## Extracted material

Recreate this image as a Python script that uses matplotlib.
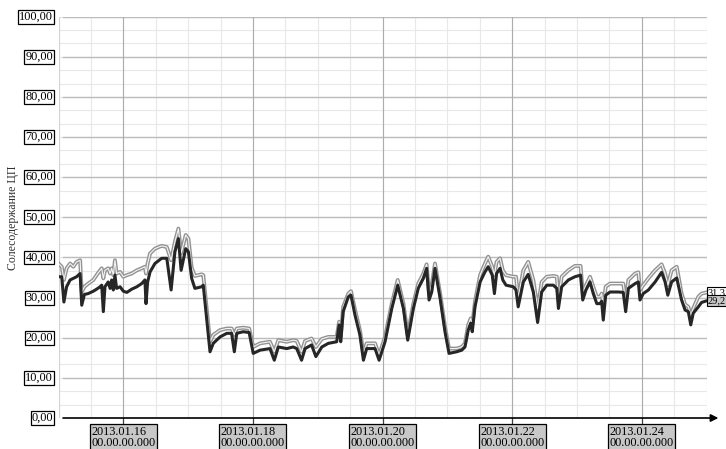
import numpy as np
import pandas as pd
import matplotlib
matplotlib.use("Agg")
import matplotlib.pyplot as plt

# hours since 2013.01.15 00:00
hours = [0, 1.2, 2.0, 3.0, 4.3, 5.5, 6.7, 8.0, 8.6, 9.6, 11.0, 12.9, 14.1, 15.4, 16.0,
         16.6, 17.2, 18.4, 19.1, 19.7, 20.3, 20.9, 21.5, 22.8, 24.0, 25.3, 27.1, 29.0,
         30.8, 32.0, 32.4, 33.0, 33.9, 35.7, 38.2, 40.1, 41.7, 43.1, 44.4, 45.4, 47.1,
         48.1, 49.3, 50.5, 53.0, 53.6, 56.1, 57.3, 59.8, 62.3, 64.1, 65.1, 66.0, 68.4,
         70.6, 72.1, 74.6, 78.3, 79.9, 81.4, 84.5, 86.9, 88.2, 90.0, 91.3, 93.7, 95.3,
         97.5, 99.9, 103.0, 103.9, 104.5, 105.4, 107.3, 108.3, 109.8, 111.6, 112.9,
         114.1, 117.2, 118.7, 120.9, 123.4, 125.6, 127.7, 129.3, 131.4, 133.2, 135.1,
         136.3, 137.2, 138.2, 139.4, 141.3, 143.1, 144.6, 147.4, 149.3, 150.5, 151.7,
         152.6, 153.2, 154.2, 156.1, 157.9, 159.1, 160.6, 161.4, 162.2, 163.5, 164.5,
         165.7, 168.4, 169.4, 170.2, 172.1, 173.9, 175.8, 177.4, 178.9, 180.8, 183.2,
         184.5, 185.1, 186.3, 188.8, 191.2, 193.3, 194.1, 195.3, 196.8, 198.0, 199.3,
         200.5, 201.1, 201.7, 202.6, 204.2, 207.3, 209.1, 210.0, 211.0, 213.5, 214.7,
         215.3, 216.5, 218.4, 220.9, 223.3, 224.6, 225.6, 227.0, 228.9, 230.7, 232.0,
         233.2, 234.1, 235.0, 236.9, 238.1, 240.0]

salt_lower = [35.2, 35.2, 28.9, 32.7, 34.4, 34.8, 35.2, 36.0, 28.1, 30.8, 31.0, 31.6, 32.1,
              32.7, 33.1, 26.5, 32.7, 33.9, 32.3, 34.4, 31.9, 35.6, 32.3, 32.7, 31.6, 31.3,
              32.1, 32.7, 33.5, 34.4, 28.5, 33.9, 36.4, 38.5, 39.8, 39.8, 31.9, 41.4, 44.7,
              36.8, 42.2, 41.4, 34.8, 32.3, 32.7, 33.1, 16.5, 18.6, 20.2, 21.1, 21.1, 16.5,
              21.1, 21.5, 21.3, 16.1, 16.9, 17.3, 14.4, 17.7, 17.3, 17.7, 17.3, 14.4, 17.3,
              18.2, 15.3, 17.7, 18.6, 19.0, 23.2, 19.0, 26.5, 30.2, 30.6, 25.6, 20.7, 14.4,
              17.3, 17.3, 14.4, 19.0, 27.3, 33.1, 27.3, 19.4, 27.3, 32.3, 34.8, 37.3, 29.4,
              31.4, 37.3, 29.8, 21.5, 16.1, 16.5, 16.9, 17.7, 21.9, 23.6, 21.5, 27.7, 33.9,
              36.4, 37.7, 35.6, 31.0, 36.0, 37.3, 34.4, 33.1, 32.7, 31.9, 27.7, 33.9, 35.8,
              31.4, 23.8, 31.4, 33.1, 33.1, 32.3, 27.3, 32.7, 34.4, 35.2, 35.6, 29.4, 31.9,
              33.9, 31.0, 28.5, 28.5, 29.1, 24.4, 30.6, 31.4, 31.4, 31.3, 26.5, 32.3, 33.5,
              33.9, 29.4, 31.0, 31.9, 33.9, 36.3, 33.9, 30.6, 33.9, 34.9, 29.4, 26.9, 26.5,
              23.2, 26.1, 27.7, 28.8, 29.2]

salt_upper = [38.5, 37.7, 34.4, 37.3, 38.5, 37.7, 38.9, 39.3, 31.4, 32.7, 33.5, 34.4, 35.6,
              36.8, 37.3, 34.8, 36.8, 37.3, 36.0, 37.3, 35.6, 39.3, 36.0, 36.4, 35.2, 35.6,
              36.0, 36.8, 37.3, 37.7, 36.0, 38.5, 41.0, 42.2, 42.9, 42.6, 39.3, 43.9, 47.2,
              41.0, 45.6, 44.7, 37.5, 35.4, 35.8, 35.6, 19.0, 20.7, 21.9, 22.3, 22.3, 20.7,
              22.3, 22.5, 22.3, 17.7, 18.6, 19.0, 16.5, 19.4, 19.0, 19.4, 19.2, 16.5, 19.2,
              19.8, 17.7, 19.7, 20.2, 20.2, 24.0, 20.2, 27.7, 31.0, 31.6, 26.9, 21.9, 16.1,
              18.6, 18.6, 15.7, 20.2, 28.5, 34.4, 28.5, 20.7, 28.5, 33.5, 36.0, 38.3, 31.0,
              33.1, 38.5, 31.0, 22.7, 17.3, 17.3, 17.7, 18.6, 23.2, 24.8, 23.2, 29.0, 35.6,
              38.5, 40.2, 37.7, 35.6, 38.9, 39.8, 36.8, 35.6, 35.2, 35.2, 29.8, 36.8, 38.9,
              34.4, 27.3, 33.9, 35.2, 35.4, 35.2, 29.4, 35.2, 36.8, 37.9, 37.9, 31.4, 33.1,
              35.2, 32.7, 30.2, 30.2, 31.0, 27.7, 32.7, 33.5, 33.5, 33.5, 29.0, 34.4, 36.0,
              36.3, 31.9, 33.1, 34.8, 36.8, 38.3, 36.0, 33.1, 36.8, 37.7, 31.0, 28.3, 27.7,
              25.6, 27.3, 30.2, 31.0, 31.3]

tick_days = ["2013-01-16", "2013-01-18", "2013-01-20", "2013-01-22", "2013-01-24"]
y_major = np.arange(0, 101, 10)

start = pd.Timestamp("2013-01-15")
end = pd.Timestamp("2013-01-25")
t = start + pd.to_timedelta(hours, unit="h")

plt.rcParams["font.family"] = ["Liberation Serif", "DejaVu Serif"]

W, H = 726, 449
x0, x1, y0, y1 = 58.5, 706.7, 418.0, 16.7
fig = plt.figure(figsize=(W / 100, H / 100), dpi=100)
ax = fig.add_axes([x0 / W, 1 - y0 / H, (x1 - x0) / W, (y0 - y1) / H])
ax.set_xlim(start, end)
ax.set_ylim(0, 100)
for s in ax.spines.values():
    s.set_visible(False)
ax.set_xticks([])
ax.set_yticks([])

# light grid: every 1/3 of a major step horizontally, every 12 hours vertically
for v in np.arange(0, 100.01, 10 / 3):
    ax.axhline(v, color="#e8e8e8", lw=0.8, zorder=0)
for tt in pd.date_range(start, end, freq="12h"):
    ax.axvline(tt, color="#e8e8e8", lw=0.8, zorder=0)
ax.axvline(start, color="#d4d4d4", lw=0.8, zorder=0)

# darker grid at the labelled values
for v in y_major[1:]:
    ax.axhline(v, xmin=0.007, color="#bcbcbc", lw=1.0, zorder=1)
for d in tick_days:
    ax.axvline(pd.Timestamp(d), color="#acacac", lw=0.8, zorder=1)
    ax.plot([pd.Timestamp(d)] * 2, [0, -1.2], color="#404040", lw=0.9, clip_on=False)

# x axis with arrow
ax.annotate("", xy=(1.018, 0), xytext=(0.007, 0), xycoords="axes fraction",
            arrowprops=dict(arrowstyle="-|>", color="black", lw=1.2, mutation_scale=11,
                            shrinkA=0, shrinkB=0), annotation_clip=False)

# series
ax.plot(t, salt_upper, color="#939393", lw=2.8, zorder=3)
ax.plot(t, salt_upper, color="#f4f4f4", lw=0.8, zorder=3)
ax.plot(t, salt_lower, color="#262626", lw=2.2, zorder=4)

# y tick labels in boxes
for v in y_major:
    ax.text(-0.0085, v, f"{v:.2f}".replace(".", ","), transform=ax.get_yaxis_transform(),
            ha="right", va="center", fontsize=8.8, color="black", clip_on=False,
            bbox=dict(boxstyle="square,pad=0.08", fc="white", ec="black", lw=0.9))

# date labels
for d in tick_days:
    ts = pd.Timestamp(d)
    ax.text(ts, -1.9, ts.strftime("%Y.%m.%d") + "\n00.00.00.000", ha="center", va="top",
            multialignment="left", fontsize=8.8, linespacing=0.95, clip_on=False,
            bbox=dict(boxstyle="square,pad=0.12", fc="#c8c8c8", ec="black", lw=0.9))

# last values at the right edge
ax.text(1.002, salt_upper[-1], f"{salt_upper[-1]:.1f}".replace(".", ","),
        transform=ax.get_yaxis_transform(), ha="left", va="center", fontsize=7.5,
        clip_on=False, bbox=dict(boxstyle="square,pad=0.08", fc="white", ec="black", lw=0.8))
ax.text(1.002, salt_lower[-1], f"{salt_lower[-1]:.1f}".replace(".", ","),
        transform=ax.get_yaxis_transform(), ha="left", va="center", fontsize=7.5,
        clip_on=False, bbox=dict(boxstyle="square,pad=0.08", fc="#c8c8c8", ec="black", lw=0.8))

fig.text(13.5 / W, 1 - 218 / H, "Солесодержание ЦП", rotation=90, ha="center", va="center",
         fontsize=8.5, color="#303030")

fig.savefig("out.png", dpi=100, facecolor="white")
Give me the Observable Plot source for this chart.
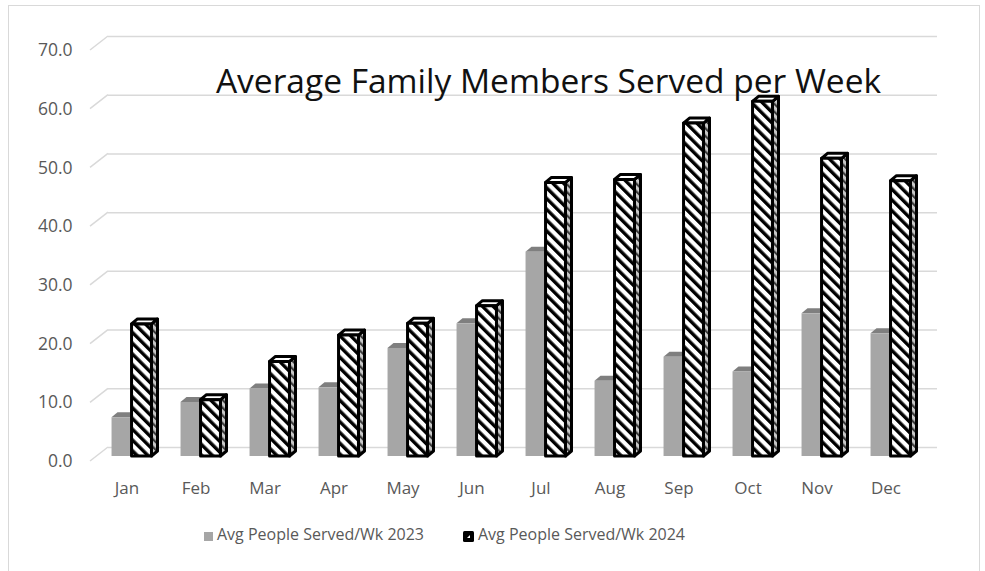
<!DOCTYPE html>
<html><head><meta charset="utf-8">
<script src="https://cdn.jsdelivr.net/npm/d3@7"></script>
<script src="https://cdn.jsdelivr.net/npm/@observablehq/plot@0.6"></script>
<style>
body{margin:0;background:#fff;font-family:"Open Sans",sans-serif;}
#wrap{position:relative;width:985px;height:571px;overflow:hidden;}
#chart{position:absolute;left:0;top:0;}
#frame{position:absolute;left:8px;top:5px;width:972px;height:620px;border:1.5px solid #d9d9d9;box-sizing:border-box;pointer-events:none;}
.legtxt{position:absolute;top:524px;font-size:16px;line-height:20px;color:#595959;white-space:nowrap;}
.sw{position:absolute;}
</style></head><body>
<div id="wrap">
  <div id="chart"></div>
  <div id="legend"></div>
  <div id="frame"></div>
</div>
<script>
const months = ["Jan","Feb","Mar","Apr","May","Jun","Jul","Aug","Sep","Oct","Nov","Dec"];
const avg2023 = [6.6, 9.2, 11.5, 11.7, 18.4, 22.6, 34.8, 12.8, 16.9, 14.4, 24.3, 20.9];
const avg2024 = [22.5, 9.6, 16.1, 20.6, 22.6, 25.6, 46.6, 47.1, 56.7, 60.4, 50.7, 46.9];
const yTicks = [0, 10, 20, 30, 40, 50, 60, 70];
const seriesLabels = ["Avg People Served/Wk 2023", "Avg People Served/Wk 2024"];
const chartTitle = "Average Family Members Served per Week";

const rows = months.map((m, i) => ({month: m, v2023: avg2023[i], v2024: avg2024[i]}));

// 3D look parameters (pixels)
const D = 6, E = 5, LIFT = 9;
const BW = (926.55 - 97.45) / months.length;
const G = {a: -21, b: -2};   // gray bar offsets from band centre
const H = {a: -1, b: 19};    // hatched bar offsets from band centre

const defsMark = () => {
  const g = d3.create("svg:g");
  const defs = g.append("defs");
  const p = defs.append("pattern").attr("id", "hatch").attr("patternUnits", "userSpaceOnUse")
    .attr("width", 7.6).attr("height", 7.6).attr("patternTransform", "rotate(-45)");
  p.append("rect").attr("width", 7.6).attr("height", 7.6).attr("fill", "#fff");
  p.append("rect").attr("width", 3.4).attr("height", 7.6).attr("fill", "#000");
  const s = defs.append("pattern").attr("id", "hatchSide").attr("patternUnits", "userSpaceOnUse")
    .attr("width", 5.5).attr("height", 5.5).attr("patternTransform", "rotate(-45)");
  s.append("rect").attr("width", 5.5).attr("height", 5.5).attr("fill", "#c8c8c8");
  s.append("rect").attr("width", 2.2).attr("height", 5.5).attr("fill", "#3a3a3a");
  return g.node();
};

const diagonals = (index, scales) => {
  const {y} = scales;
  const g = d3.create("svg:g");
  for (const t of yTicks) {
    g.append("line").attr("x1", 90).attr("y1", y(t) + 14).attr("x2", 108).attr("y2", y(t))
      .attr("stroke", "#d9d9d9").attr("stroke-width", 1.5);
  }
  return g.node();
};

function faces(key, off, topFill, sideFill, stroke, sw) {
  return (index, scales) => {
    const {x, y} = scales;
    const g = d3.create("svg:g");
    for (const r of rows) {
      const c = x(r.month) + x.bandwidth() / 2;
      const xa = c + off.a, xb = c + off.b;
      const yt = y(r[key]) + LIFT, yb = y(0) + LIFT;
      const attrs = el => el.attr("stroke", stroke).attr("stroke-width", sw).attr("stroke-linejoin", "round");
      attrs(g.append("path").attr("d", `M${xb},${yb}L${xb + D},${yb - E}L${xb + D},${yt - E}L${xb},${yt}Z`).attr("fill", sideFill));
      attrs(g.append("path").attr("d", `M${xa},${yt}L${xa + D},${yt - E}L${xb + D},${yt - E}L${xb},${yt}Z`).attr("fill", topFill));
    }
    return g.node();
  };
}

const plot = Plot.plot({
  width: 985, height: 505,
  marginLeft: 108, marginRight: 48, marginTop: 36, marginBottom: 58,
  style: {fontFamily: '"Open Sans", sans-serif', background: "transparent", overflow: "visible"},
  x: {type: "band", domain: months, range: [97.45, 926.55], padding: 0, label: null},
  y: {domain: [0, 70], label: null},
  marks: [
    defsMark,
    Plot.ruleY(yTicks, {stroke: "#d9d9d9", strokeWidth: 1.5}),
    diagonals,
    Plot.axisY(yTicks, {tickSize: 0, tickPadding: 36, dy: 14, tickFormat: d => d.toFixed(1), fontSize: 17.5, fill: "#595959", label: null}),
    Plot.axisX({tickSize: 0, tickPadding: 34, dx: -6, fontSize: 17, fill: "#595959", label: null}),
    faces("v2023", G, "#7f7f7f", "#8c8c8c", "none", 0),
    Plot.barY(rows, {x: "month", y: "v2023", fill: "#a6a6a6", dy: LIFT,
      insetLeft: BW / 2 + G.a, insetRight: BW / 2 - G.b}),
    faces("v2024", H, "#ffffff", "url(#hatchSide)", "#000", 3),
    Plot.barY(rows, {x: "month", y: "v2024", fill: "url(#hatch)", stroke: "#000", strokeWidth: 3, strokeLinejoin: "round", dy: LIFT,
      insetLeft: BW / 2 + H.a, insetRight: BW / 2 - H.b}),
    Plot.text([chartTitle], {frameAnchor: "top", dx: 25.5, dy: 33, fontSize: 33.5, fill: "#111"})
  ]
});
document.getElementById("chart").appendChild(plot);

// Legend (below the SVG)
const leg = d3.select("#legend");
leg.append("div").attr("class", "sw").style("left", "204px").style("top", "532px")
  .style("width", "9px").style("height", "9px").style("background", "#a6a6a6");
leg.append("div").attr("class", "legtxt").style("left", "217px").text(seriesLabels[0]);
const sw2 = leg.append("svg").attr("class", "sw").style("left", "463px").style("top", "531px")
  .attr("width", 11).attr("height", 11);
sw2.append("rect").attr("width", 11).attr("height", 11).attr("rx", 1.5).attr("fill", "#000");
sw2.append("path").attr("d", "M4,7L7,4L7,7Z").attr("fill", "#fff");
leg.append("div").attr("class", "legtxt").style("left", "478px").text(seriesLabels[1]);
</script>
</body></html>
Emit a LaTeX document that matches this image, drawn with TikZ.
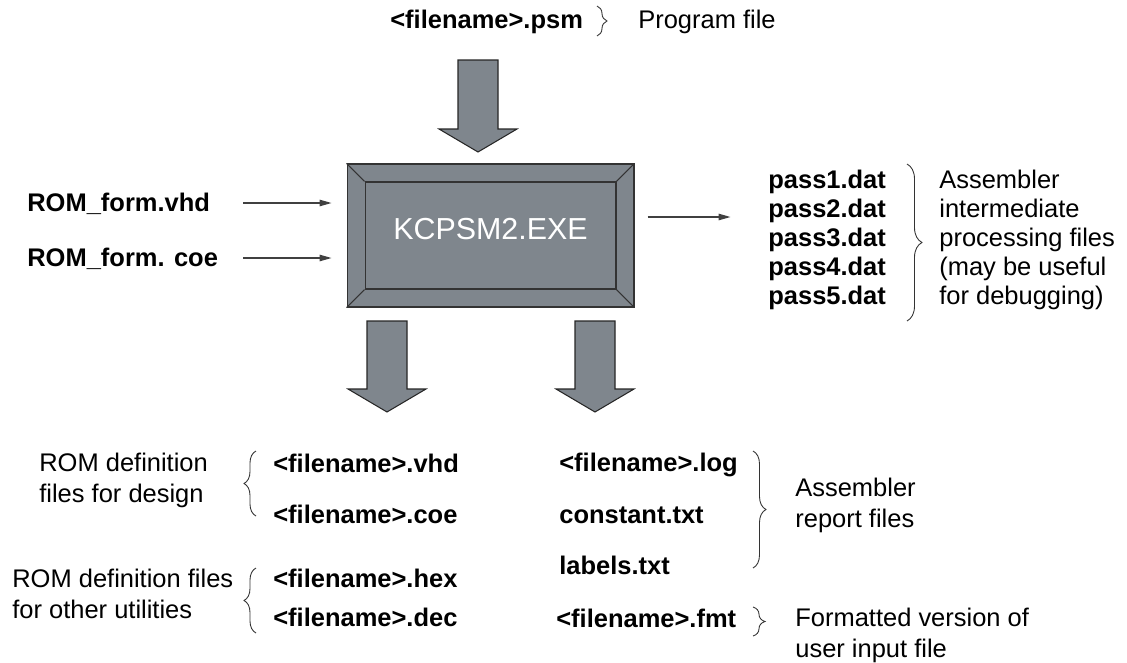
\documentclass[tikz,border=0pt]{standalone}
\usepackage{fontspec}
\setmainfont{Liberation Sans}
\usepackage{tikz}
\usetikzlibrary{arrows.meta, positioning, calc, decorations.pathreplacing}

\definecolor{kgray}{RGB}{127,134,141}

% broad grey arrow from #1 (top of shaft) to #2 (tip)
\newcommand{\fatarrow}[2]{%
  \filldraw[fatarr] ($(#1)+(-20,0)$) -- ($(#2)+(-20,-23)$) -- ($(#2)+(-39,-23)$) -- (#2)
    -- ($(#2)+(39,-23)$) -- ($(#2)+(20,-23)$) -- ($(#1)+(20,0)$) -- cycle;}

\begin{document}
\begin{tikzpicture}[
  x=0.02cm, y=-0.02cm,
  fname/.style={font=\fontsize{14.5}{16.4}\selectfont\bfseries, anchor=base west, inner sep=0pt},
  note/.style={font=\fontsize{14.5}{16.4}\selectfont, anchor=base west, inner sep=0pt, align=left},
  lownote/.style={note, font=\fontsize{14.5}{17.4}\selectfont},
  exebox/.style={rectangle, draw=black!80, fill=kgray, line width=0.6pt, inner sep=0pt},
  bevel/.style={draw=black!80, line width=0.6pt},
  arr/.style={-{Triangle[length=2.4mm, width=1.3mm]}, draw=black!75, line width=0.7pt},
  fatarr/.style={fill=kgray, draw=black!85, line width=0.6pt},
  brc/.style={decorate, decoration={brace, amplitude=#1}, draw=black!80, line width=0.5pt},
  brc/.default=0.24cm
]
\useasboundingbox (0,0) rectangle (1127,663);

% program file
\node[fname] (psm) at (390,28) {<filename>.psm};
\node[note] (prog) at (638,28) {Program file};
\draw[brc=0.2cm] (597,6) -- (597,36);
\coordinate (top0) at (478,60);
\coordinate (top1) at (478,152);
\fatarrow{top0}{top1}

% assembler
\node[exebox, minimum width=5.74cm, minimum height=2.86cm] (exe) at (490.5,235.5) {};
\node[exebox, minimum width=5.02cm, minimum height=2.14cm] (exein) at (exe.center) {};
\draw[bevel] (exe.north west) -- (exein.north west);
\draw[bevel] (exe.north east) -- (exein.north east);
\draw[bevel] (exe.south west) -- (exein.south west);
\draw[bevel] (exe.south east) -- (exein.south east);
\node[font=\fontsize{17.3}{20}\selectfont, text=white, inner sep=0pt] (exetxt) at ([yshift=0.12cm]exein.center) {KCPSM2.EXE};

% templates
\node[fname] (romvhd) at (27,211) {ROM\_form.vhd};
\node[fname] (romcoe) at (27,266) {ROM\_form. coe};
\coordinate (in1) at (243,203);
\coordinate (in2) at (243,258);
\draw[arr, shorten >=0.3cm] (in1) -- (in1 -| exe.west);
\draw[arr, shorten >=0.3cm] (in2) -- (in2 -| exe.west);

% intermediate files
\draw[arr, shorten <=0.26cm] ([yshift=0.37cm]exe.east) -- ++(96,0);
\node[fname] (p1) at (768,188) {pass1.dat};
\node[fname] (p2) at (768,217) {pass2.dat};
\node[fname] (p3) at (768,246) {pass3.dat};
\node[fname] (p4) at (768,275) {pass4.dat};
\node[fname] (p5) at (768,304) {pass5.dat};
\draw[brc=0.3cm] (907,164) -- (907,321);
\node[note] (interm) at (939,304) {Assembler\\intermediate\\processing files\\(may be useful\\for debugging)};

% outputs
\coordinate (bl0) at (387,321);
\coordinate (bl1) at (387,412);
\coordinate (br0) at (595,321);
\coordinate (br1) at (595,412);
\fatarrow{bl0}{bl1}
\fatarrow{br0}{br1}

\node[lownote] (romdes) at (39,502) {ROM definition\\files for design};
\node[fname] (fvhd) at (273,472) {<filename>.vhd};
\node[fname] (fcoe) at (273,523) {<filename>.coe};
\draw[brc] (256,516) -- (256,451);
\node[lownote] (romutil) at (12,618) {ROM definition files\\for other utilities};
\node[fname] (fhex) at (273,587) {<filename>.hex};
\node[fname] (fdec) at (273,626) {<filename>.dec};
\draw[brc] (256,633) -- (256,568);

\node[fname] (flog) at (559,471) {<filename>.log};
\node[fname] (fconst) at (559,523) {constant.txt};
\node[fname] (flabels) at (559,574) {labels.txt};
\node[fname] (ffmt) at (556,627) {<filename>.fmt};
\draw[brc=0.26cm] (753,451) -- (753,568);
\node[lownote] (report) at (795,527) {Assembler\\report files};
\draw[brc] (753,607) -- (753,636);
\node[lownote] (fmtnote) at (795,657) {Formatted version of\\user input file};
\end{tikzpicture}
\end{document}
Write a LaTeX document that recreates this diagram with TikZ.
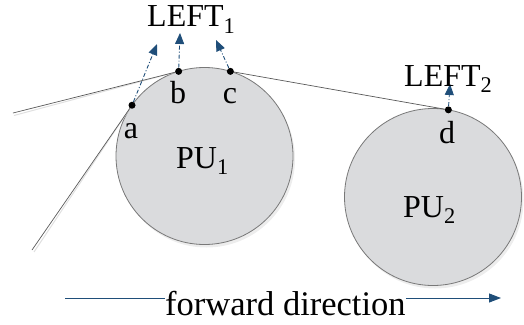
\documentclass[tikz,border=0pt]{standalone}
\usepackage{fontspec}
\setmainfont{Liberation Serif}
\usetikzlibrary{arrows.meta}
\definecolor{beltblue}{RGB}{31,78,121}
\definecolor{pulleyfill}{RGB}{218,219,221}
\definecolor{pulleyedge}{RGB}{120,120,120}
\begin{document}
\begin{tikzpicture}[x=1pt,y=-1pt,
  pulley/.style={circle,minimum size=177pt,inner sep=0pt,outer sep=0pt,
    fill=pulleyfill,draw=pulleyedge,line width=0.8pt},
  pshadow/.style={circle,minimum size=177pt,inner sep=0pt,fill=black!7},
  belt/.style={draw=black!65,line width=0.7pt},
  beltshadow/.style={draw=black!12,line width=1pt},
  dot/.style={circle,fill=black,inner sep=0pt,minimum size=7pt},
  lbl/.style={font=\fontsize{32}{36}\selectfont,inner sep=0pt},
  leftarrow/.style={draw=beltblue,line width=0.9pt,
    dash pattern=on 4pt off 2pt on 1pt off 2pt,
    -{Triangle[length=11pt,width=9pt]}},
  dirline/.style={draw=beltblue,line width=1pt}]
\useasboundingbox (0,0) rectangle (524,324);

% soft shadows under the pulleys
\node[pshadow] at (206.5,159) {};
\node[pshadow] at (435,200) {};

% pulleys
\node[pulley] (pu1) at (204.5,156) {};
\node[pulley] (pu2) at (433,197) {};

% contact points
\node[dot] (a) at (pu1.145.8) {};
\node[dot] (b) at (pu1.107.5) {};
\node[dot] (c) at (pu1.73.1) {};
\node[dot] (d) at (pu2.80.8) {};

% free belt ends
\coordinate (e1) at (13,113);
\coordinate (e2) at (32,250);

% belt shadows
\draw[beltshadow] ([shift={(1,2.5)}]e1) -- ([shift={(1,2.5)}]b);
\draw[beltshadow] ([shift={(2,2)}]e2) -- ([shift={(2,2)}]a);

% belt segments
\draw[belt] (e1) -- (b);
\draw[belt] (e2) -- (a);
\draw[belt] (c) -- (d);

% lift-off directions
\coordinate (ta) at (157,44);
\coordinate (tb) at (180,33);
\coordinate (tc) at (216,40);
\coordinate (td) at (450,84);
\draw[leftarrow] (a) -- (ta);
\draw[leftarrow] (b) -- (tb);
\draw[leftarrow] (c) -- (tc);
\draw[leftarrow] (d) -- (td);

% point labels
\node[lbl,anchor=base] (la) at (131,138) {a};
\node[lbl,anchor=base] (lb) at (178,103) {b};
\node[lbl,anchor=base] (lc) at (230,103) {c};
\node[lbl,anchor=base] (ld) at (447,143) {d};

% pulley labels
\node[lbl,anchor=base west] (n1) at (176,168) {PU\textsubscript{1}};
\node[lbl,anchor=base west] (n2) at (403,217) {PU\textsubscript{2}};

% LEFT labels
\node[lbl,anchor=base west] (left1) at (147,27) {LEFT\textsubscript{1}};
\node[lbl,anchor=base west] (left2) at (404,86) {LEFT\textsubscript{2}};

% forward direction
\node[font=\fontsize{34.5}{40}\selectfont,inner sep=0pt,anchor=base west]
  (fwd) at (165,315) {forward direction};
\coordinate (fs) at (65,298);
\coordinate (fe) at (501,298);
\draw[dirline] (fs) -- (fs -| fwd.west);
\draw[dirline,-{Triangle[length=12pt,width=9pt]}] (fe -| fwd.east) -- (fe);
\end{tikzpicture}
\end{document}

## Instructions for the task
Please take the lines from the beginning of the data above through the line holding "import matplotlib.pyplot as plt" and transcribe them exactly, without any pictures.

## Complete response
Recreate this image as a Python script that uses matplotlib.
import numpy as np
import pandas as pd
import matplotlib
matplotlib.use("Agg")
import matplotlib.pyplot as plt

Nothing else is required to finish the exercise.